AIM OF THE TASK >>
Keep only the lines where "matplotlib" appears.
— BEGIN RAW DATA —
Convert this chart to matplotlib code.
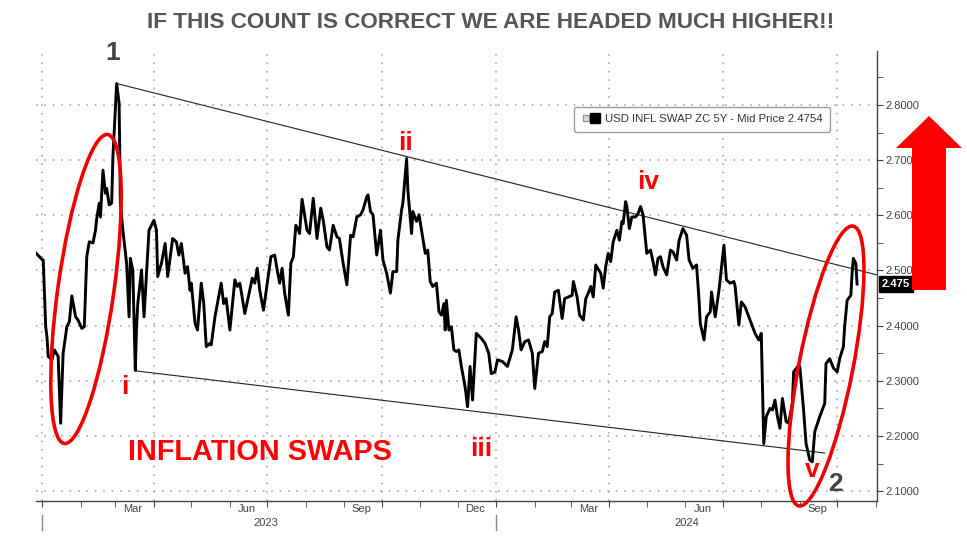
import pandas as pd
import matplotlib.pyplot as plt
import matplotlib.dates as mdates
import matplotlib.transforms as mtransforms
from matplotlib.patches import Ellipse, Polygon
from matplotlib.lines import Line2D
from matplotlib.legend_handler import HandlerTuple

# USD inflation swap zero coupon 5Y, mid price
days = [-5, 0, 1, 3, 4, 5, 8, 10, 13, 15, 17, 20, 22, 24, 27, 29, 32, 34, 36, 38,
        41, 43, 44, 46, 47, 49, 51, 52, 54, 56, 57, 60, 62, 63, 65, 68, 70, 71, 73, 75,
        76, 77, 80, 82, 86, 88, 90, 92, 93, 96, 99, 101, 105, 108, 110, 112, 115, 117, 119, 120,
        123, 125, 128, 130, 132, 135, 136, 139, 144, 146, 148, 151, 155, 157, 159, 163, 169, 171, 173, 175,
        178, 181, 184, 187, 189, 191, 193, 195, 198, 200, 202, 204, 206, 207, 209, 213, 215, 218, 221, 224,
        226, 229, 231, 234, 237, 239, 242, 245, 248, 250, 253, 256, 258, 261, 262, 264, 266, 269, 272, 274,
        277, 280, 282, 285, 286, 289, 290, 293, 294, 297, 298, 301, 303, 305, 308, 310, 312, 314, 317, 319,
        321, 323, 324, 325, 327, 329, 331, 333, 335, 337, 340, 342, 344, 346, 349, 353, 356, 359, 361, 364,
        366, 370, 374, 378, 381, 383, 385, 388, 391, 394, 396, 399, 402, 404, 406, 408, 410, 412, 415, 416,
        418, 420, 423, 426, 427, 430, 432, 435, 437, 439, 441, 443, 445, 449, 451, 453, 455, 457, 459, 462,
        464, 466, 467, 469, 470, 472, 474, 477, 479, 481, 483, 486, 489, 491, 493, 495, 497, 499, 502, 505,
        507, 510, 512, 515, 518, 520, 523, 526, 528, 529, 532, 534, 537, 538, 541, 544, 548, 550, 553, 556,
        557, 560, 562, 565, 569, 573, 576, 578, 580, 582, 585, 587, 589, 591, 593, 595, 598, 600, 603, 604,
        608, 609, 612, 614, 617, 619, 621, 625, 629, 630, 633, 636, 639, 641, 644, 645, 647, 650, 651, 652,
        654, 655]
swap = [2.532, 2.520, 2.519, 2.398, 2.380, 2.344, 2.338, 2.356, 2.344, 2.223, 2.350, 2.398, 2.407, 2.454, 2.416, 2.410, 2.395, 2.398, 2.525, 2.552,
        2.550, 2.573, 2.594, 2.622, 2.597, 2.682, 2.640, 2.649, 2.619, 2.622, 2.706, 2.839, 2.803, 2.622, 2.573, 2.513, 2.416, 2.522, 2.501, 2.319,
        2.398, 2.440, 2.501, 2.416, 2.573, 2.582, 2.591, 2.573, 2.489, 2.513, 2.549, 2.489, 2.558, 2.552, 2.528, 2.549, 2.495, 2.507, 2.464, 2.477,
        2.404, 2.392, 2.477, 2.440, 2.362, 2.368, 2.365, 2.416, 2.477, 2.440, 2.449, 2.392, 2.483, 2.471, 2.477, 2.422, 2.486, 2.477, 2.504, 2.464,
        2.428, 2.477, 2.525, 2.528, 2.501, 2.477, 2.504, 2.459, 2.419, 2.513, 2.525, 2.582, 2.573, 2.567, 2.629, 2.573, 2.567, 2.631, 2.558, 2.613,
        2.591, 2.543, 2.537, 2.582, 2.561, 2.558, 2.513, 2.474, 2.564, 2.561, 2.597, 2.601, 2.610, 2.634, 2.637, 2.607, 2.601, 2.528, 2.573, 2.519,
        2.495, 2.459, 2.498, 2.498, 2.555, 2.610, 2.622, 2.703, 2.646, 2.567, 2.607, 2.589, 2.601, 2.573, 2.531, 2.537, 2.480, 2.471, 2.477, 2.425,
        2.419, 2.440, 2.392, 2.446, 2.392, 2.398, 2.356, 2.353, 2.356, 2.326, 2.289, 2.253, 2.326, 2.265, 2.386, 2.377, 2.368, 2.350, 2.313, 2.316,
        2.338, 2.335, 2.326, 2.356, 2.416, 2.392, 2.356, 2.371, 2.374, 2.350, 2.286, 2.350, 2.353, 2.371, 2.362, 2.416, 2.422, 2.461, 2.464, 2.446,
        2.413, 2.449, 2.452, 2.455, 2.480, 2.452, 2.419, 2.410, 2.449, 2.459, 2.471, 2.452, 2.510, 2.495, 2.468, 2.507, 2.531, 2.516, 2.552, 2.573,
        2.555, 2.589, 2.585, 2.625, 2.616, 2.576, 2.597, 2.597, 2.603, 2.616, 2.601, 2.531, 2.537, 2.516, 2.492, 2.522, 2.525, 2.507, 2.492, 2.537,
        2.534, 2.519, 2.555, 2.576, 2.564, 2.519, 2.504, 2.510, 2.446, 2.404, 2.374, 2.416, 2.425, 2.461, 2.416, 2.464, 2.546, 2.483, 2.477, 2.480,
        2.471, 2.401, 2.443, 2.434, 2.410, 2.386, 2.374, 2.386, 2.186, 2.235, 2.250, 2.247, 2.265, 2.235, 2.214, 2.268, 2.226, 2.223, 2.259, 2.316,
        2.328, 2.326, 2.247, 2.186, 2.156, 2.153, 2.208, 2.235, 2.259, 2.331, 2.340, 2.323, 2.316, 2.340, 2.362, 2.398, 2.446, 2.455, 2.495, 2.522,
        2.513, 2.4754]
last_price = 2.4754

# hand-drawn trendlines (day, value)
upper_days = [60, 671]
upper_vals = [2.839, 2.492]
lower_days = [75, 629]
lower_vals = [2.318, 2.169]

yticks = [2.1, 2.2, 2.3, 2.4, 2.5, 2.6, 2.7, 2.8]
month_labels = ["Mar", "Jun", "Sep", "Dec", "Mar", "Jun", "Sep"]
month_dates = ["2023-03-15", "2023-06-15", "2023-09-15", "2023-12-15",
               "2024-03-15", "2024-06-15", "2024-09-15"]

start = pd.Timestamp("2023-01-01")
dates = start + pd.to_timedelta(days, unit="D")
x_left = start + pd.Timedelta(days=-4.8)
x_right = start + pd.Timedelta(days=671)

plt.rcParams['font.family'] = ['Liberation Sans', 'DejaVu Sans']

fig = plt.figure(figsize=(9.67, 5.55), dpi=100)
ax = fig.add_axes([36 / 967, 1 - 501 / 555, 841 / 967, 450 / 555])

ax.plot(dates, swap, color='black', lw=2.1, solid_joinstyle='round', zorder=3)
ax.plot(start + pd.to_timedelta(upper_days, unit="D"), upper_vals, color='#222222', lw=0.8, zorder=2)
ax.plot(start + pd.to_timedelta(lower_days, unit="D"), lower_vals, color='#222222', lw=0.8, zorder=2)

ax.set_xlim(x_left, x_right)
ax.set_ylim(2.082, 2.898)

# axes styling
for s in ['left', 'top']:
    ax.spines[s].set_visible(False)
for s in ['right', 'bottom']:
    ax.spines[s].set_color('#444444')
    ax.spines[s].set_linewidth(1.0)

ax.yaxis.tick_right()
ax.set_yticks(yticks)
ax.set_yticks([v + 0.05 for v in yticks], minor=True)
ax.set_yticklabels([f"{v:.4f}" for v in yticks])
ax.tick_params(axis='y', which='both', direction='out', length=4, color='#444444',
               labelsize=8, labelcolor='#444444', pad=2)

ax.xaxis.set_major_locator(mdates.MonthLocator(bymonth=[1, 4, 7, 10]))
ax.xaxis.set_minor_locator(mdates.MonthLocator())
ax.xaxis.set_major_formatter(plt.NullFormatter())
ax.tick_params(axis='x', which='both', direction='out', length=4, color='#444444')

ax.grid(True, which='major', color='#9a9a9a', linestyle=(0, (1, 4.5)), lw=1.1)

blend = mtransforms.blended_transform_factory(ax.transData, ax.transAxes)
for lab, d in zip(month_labels, month_dates):
    ax.text(pd.Timestamp(d), -0.018, lab, transform=blend, ha='center', va='center',
            fontsize=8, color='#444444')
jan24 = pd.Timestamp("2024-01-01")
ax.text(x_left + (jan24 - x_left) / 2, -0.049, "2023", transform=blend, ha='center', va='center',
        fontsize=8, color='#444444')
ax.text(jan24 + (x_right - jan24) / 2, -0.049, "2024", transform=blend, ha='center', va='center',
        fontsize=8, color='#444444')
for d in [start, jan24]:
    ax.plot([d, d], [-0.031, -0.064], transform=blend, color='#888888', lw=1, clip_on=False)

# legend
box = Line2D([], [], marker='s', markerfacecolor='#dddddd', markeredgecolor='#999999',
             ls='none', markersize=5)
sq = Line2D([], [], marker='s', color='black', ls='none', markersize=7.5)
leg = ax.legend([(box, sq)], [f"USD INFL SWAP ZC 5Y - Mid Price {last_price:.4f}"], loc='upper right',
                handler_map={tuple: HandlerTuple(ndivide=None, pad=0.1)},
                bbox_to_anchor=(0.944, 0.876), borderaxespad=0, fontsize=8.2, handlelength=1.5,
                handletextpad=0.55, borderpad=0.65, fancybox=True, framealpha=1,
                edgecolor='#999999', labelcolor='#333333')
leg.get_frame().set_linewidth(1.0)

# last price tag
yblend = mtransforms.blended_transform_factory(ax.transAxes, ax.transData)
ax.text(1.006, last_price, "2.475", transform=yblend, ha='left', va='center', fontsize=8,
        color='white', fontweight='bold',
        bbox=dict(boxstyle='square,pad=0.25', facecolor='black', edgecolor='black'), zorder=5)

# annotation overlay in pixel coordinates
ov = fig.add_axes([0, 0, 1, 1], zorder=10)
ov.set_xlim(0, 967)
ov.set_ylim(555, 0)
ov.axis('off')
ov.patch.set_alpha(0)

ov.add_patch(Ellipse((86, 289), 312, 56, angle=-82, fill=False, edgecolor='#ee0000', lw=2.6))
ov.add_patch(Ellipse((826, 366), 285, 54, angle=-79, fill=False, edgecolor='#ee0000', lw=2.6))
ov.add_patch(Polygon([(912, 290), (946, 290), (946, 148), (962, 148), (929, 116), (896, 148), (912, 148)],
                     closed=True, facecolor='#ff0000', edgecolor='none'))

ov.text(491, 22, "IF THIS COUNT IS CORRECT WE ARE HEADED MUCH HIGHER!!", ha='center', va='center',
        fontsize=16.2, fontweight='bold', color='#555555')
ov.text(113, 53, "1", ha='center', va='center', fontsize=19, fontweight='bold', color='#444444')
ov.text(835, 484, "2", ha='center', va='center', fontsize=19, fontweight='bold', color='#444444')
red_labels = [("i", 125, 387), ("ii", 405, 143), ("iii", 481, 449), ("iv", 648, 182), ("v", 812, 470)]
for t, x, y in red_labels:
    ov.text(x, y, t, ha='center', va='center', fontsize=19, fontweight='bold', color='#ff0000')
ov.text(260, 452, "INFLATION SWAPS", ha='center', va='center', fontsize=20.8, fontweight='bold',
        color='#ff0000')

fig.savefig("out.png", dpi=100)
— END RAW DATA —
OUTPUT FOR THIS EXERCISE >>
Convert this chart to matplotlib code.
import matplotlib.pyplot as plt
import matplotlib.dates as mdates
import matplotlib.transforms as mtransforms
from matplotlib.patches import Ellipse, Polygon
from matplotlib.lines import Line2D
from matplotlib.legend_handler import HandlerTuple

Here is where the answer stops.